Data shown:
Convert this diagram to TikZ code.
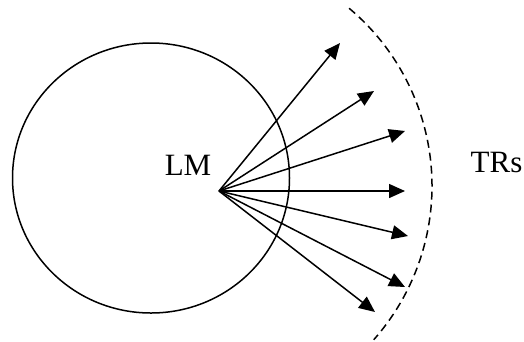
\documentclass[tikz,border=0pt]{standalone}
\usepackage{fontspec}
\setmainfont{Liberation Serif}
\usetikzlibrary{arrows.meta,positioning}

\begin{document}
\begin{tikzpicture}[x=1pt, y=-1pt, line width=1.5pt,
    beam/.style={-{Triangle[length=16pt,width=14pt]}},
    lbl/.style={inner sep=0pt, anchor=base, font=\fontsize{31}{36}\selectfont}]
  \useasboundingbox (0,0) rectangle (524,341);
  % coverage circle
  \draw (151,178) ellipse [x radius=138.5, y radius=135];
  \node[lbl] (lm) at (188,175) {LM};
  % reach boundary (y runs downward here, so angles are mirrored)
  \draw[dash pattern=on 8pt off 5pt] (200,186) ++(-50:232) arc [start angle=-50, end angle=41.5, radius=232];
  \node[lbl] (trs) at (496.5,172) {TRs};
  % beams
  \coordinate (src) at (219,191);
  \foreach \n/\p in {1/{340,43}, 2/{374,91}, 3/{405,131}, 4/{405,191}, 5/{408,236}, 6/{405,287}, 7/{375,312}} {
    \coordinate (t\n) at (\p);
    \draw[beam] (src) -- (t\n);
  }
\end{tikzpicture}
\end{document}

What you should do: Restate the whole listing above exactly, please, omitting every image.

Task solution:
Convert this diagram to TikZ code.
\documentclass[tikz,border=0pt]{standalone}
\usepackage{fontspec}
\setmainfont{Liberation Serif}
\usetikzlibrary{arrows.meta,positioning}

\begin{document}
\begin{tikzpicture}[x=1pt, y=-1pt, line width=1.5pt,
    beam/.style={-{Triangle[length=16pt,width=14pt]}},
    lbl/.style={inner sep=0pt, anchor=base, font=\fontsize{31}{36}\selectfont}]
  \useasboundingbox (0,0) rectangle (524,341);
  % coverage circle
  \draw (151,178) ellipse [x radius=138.5, y radius=135];
  \node[lbl] (lm) at (188,175) {LM};
  % reach boundary (y runs downward here, so angles are mirrored)
  \draw[dash pattern=on 8pt off 5pt] (200,186) ++(-50:232) arc [start angle=-50, end angle=41.5, radius=232];
  \node[lbl] (trs) at (496.5,172) {TRs};
  % beams
  \coordinate (src) at (219,191);
  \foreach \n/\p in {1/{340,43}, 2/{374,91}, 3/{405,131}, 4/{405,191}, 5/{408,236}, 6/{405,287}, 7/{375,312}} {
    \coordinate (t\n) at (\p);
    \draw[beam] (src) -- (t\n);
  }
\end{tikzpicture}
\end{document}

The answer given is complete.